### Required work
Leave the pictures out and retype the lines from the beginning through the line with "ax.set_xticklabels(years)", both ends included.

### Data section

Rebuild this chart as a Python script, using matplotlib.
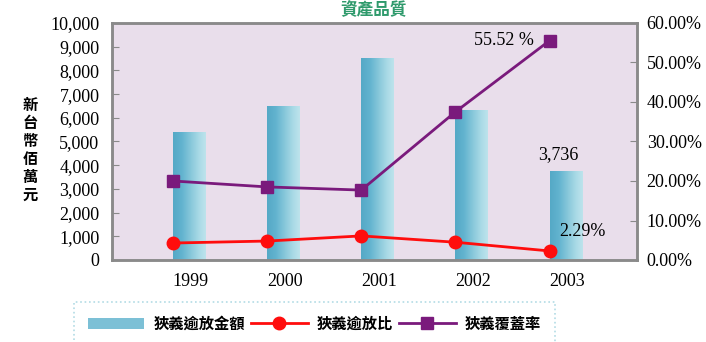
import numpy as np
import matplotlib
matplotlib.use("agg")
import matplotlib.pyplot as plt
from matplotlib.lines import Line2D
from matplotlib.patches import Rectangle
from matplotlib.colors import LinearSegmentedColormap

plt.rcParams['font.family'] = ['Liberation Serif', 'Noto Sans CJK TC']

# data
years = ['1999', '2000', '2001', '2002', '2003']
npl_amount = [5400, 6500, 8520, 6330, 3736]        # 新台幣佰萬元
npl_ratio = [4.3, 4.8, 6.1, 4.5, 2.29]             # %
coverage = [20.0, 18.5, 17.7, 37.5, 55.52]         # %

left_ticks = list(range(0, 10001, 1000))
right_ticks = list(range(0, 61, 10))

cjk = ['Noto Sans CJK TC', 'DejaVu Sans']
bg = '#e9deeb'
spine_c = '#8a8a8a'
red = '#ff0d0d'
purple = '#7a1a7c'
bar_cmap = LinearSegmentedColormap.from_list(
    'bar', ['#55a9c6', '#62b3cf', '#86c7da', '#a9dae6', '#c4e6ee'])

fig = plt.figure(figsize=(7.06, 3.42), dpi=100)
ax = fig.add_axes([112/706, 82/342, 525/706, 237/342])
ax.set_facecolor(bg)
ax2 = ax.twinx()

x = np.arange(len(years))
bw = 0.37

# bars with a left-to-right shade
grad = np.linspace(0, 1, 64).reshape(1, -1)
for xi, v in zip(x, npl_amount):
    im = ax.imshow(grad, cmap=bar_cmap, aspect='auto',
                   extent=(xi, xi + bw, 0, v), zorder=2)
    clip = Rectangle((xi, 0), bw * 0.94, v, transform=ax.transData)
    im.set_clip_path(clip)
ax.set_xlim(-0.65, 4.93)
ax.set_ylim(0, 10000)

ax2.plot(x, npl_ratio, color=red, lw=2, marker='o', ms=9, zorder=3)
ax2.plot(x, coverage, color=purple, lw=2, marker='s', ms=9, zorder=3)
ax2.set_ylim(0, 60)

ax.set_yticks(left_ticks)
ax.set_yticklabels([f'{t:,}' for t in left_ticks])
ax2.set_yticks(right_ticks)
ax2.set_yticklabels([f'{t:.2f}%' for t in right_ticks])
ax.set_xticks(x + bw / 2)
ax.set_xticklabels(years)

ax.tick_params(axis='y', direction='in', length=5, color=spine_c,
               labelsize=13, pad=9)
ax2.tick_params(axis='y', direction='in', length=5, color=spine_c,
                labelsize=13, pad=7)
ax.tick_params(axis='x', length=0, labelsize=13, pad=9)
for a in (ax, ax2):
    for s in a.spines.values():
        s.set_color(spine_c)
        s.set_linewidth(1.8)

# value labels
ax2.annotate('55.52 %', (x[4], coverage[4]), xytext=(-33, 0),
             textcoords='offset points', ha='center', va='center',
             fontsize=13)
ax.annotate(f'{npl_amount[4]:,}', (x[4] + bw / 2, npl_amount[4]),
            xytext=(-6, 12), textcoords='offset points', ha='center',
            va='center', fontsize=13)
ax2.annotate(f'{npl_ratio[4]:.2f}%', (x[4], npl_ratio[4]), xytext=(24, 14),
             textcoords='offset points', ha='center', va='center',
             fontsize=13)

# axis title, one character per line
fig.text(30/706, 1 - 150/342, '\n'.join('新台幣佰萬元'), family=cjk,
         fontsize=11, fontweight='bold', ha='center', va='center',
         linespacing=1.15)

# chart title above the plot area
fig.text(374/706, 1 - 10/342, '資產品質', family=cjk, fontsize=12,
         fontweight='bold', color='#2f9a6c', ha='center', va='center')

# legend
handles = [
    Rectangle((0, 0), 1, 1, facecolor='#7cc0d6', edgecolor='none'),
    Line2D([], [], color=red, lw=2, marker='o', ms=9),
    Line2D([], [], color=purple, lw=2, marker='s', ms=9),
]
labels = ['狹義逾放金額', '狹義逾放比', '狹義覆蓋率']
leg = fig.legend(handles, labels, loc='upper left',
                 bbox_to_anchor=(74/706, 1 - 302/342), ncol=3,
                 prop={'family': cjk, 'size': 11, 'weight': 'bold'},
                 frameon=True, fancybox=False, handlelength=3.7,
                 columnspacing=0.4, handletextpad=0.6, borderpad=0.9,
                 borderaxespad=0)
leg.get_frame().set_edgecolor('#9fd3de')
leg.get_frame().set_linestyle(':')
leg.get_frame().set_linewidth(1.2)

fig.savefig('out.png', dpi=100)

### Final answer
Rebuild this chart as a Python script, using matplotlib.
import numpy as np
import matplotlib
matplotlib.use("agg")
import matplotlib.pyplot as plt
from matplotlib.lines import Line2D
from matplotlib.patches import Rectangle
from matplotlib.colors import LinearSegmentedColormap

plt.rcParams['font.family'] = ['Liberation Serif', 'Noto Sans CJK TC']

# data
years = ['1999', '2000', '2001', '2002', '2003']
npl_amount = [5400, 6500, 8520, 6330, 3736]        # 新台幣佰萬元
npl_ratio = [4.3, 4.8, 6.1, 4.5, 2.29]             # %
coverage = [20.0, 18.5, 17.7, 37.5, 55.52]         # %

left_ticks = list(range(0, 10001, 1000))
right_ticks = list(range(0, 61, 10))

cjk = ['Noto Sans CJK TC', 'DejaVu Sans']
bg = '#e9deeb'
spine_c = '#8a8a8a'
red = '#ff0d0d'
purple = '#7a1a7c'
bar_cmap = LinearSegmentedColormap.from_list(
    'bar', ['#55a9c6', '#62b3cf', '#86c7da', '#a9dae6', '#c4e6ee'])

fig = plt.figure(figsize=(7.06, 3.42), dpi=100)
ax = fig.add_axes([112/706, 82/342, 525/706, 237/342])
ax.set_facecolor(bg)
ax2 = ax.twinx()

x = np.arange(len(years))
bw = 0.37

# bars with a left-to-right shade
grad = np.linspace(0, 1, 64).reshape(1, -1)
for xi, v in zip(x, npl_amount):
    im = ax.imshow(grad, cmap=bar_cmap, aspect='auto',
                   extent=(xi, xi + bw, 0, v), zorder=2)
    clip = Rectangle((xi, 0), bw * 0.94, v, transform=ax.transData)
    im.set_clip_path(clip)
ax.set_xlim(-0.65, 4.93)
ax.set_ylim(0, 10000)

ax2.plot(x, npl_ratio, color=red, lw=2, marker='o', ms=9, zorder=3)
ax2.plot(x, coverage, color=purple, lw=2, marker='s', ms=9, zorder=3)
ax2.set_ylim(0, 60)

ax.set_yticks(left_ticks)
ax.set_yticklabels([f'{t:,}' for t in left_ticks])
ax2.set_yticks(right_ticks)
ax2.set_yticklabels([f'{t:.2f}%' for t in right_ticks])
ax.set_xticks(x + bw / 2)
ax.set_xticklabels(years)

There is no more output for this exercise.